I had once heard a guy say that fabrication was easy. All you gotta do is put metal where you need it, and cut it out where you don't. Of course, that's total bullshit.
In what seemed to me a stroke of good luck when I installed the engine, the transmission crossmember was in exactly the right place to attach the tailshaft of the TH 350. Greatful for my good fortune, I bolted it right on to the crossmember, no mount, no nuthin'. After all, I hear about guys running no mounts all the time, especially in race cars, so this would surely make me faster. This was not only easier, but would make me tougher as well!
Mikey D, from a couple of pages ago, came over with his buddy Mark to grab his cherry picker back. With great pride, I was showing them what I'd been up to on the Chevy. They were suitably impressed until Mikey slid under the car on my creeper. Aside from Mikey being a crack mechanic, he's also a pretty nice guy. He can afford to be because he's also a kickboxer. He was good enough to point out that I would crack my tailshaft if I didn't have some kind of mount. I pitched my No Mounts Equals Tough theory at him, but he pointed out that I have motor mounts. They would give and the tailshaft wouldn't, so it would crack for sure. I saw the logic in that.
So, in a tremendous and largely unfounded leap of faith, I committed to fabricating my own crossmember. All I really had to go on was that that little bit of fabrication advice from a couple of paragraphs ago. Armed with that, and a SawsAll, I took my first stroll down fabrication lane. The first thing I did was get rid of everything I didn't need. From eyeballing the crossmember I figured that if I could find a way to make it straight across, that it would work. Then I bought some 1.75 inch square tube and some .375 inch plate steel.
I cut the tube to fit in between the nubs of the remaining crossmember, and then I put a piece of cardboard up on top of the tube and made a template for a mounting plate. Although I turn sheetmetal to charred wreckage when I weld, I can weld thicker stuff pretty good, so I fired up the Lincoln and stuck it all together. Then I clamped it in to place and drilled some mounting holes through the crossmember and the mountng plates.

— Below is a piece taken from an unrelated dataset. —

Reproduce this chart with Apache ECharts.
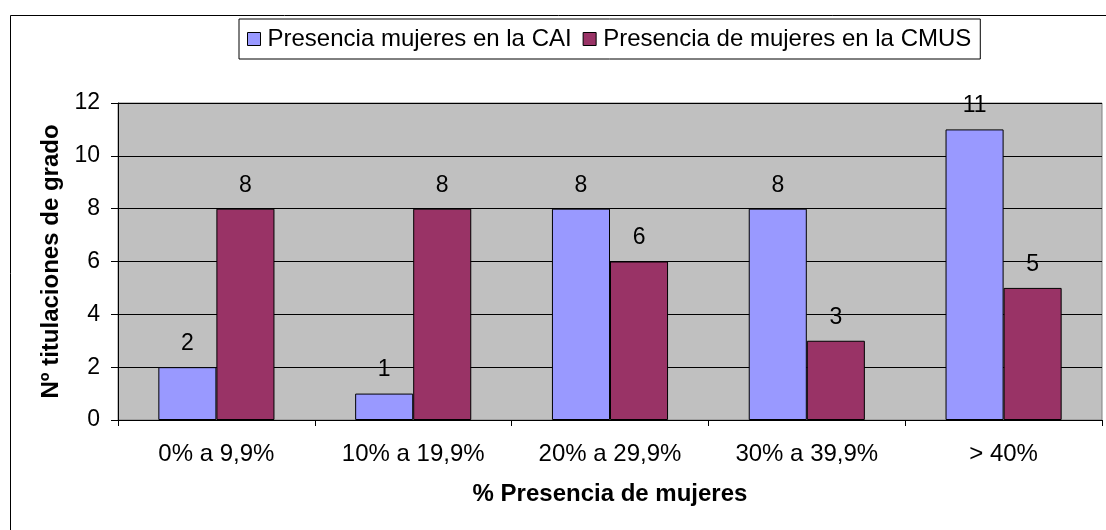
<!DOCTYPE html>
<html>
<head>
<meta charset="utf-8">
<script src="https://cdn.jsdelivr.net/npm/echarts@6/dist/echarts.min.js"></script>
<style>html,body{margin:0;padding:0;background:#fff}#c{width:1106px;height:530px}</style>
</head>
<body>
<div id="c"></div>
<script>
const categories = ['0% a 9,9%', '10% a 19,9%', '20% a 29,9%', '30% a 39,9%', '> 40%'];
const seriesNames = ['Presencia mujeres en la CAI', 'Presencia de mujeres en la CMUS'];
const caiValues = [2, 1, 8, 8, 11];
const cmusValues = [8, 8, 6, 3, 5];
const yTicks = [0, 2, 4, 6, 8, 10, 12];

const FONT = 'Arial, "Liberation Sans", sans-serif';
const chart = echarts.init(document.getElementById('c'), null, {renderer: 'canvas'});
const labelStyle = {show: true, position: 'top', distance: 12, color: '#000', fontSize: 23, fontFamily: FONT};
chart.setOption({
  animation: false,
  graphic: [{
    type: 'rect', left: 8, top: 13, z: -10,
    shape: {width: 1110, height: 540},
    style: {fill: 'none', stroke: '#000', lineWidth: 1}
  }],
  legend: {
    left: 239, top: 19,
    padding: [8, 9, 8, 8],
    icon: 'rect',
    itemWidth: 13, itemHeight: 13, itemGap: 11,
    backgroundColor: '#fff', borderColor: '#000', borderWidth: 1,
    textStyle: {fontSize: 24, fontFamily: FONT, color: '#000', padding: [0, 0, 0, 2]},
    itemStyle: {borderColor: '#000', borderWidth: 1},
    data: seriesNames
  },
  grid: {
    left: 118, right: 4, top: 103, bottom: 110,
    show: true, backgroundColor: '#C0C0C0', borderColor: '#808080', borderWidth: 1
  },
  xAxis: {
    type: 'category', data: categories,
    name: '% Presencia de mujeres', nameLocation: 'middle', nameGap: 62,
    nameTextStyle: {fontSize: 24, fontWeight: 'bold', fontFamily: FONT, color: '#000'},
    axisLine: {lineStyle: {color: '#000', width: 1}},
    axisTick: {show: true, length: 6, lineStyle: {color: '#000'}},
    axisLabel: {fontSize: 24, fontFamily: FONT, color: '#000', margin: 22},
    splitLine: {show: false}
  },
  yAxis: {
    type: 'value', min: 0, max: 12, interval: 2,
    name: 'Nº titulaciones de grado', nameLocation: 'middle', nameGap: 55,
    nameTextStyle: {fontSize: 24, fontWeight: 'bold', fontFamily: FONT, color: '#000'},
    axisLine: {show: true, lineStyle: {color: '#000', width: 1}},
    axisTick: {show: true, length: 7, lineStyle: {color: '#000'}},
    axisLabel: {fontSize: 23, fontFamily: FONT, color: '#000', margin: 18,
      formatter: v => yTicks.includes(v) ? String(v) : ''},
    splitLine: {show: true, lineStyle: {color: '#000', width: 1}}
  },
  series: [
    {name: seriesNames[0], type: 'bar', data: caiValues, barGap: '0%', barCategoryGap: '41%',
     itemStyle: {color: '#9999FF', borderColor: '#000', borderWidth: 1}, label: labelStyle},
    {name: seriesNames[1], type: 'bar', data: cmusValues, barGap: '0%', barCategoryGap: '41%',
     itemStyle: {color: '#993366', borderColor: '#000', borderWidth: 1}, label: labelStyle}
  ]
});
</script>
</body>
</html>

This short series of pictures represents a solid 8 hour day of work hacking out the old crossmember and sliding in and out from under that car all day. That, I'm learning, is how it goes. This was kind of a setback, because it took so long, but on the other hand I'm sure glad that I didn't learn the hard way by lunching my new tranny. Now all that remained was to make up a plate to bolt the tranny mount on, and put it in. Which is what I did. It may not be pretty, but no one's ever going to see it unless they are run over, and then I don't think they'd care.
So I was one step closer to getting this heap on the tarmac, but I didn't feel like I'd even made a dent in this thing. What I really want is to fire this thing up. Hell, I can get by without heat, headlights, or even a speedometer, but It sure would be nice to get this baby fired up before the snow hits. Yeah, right.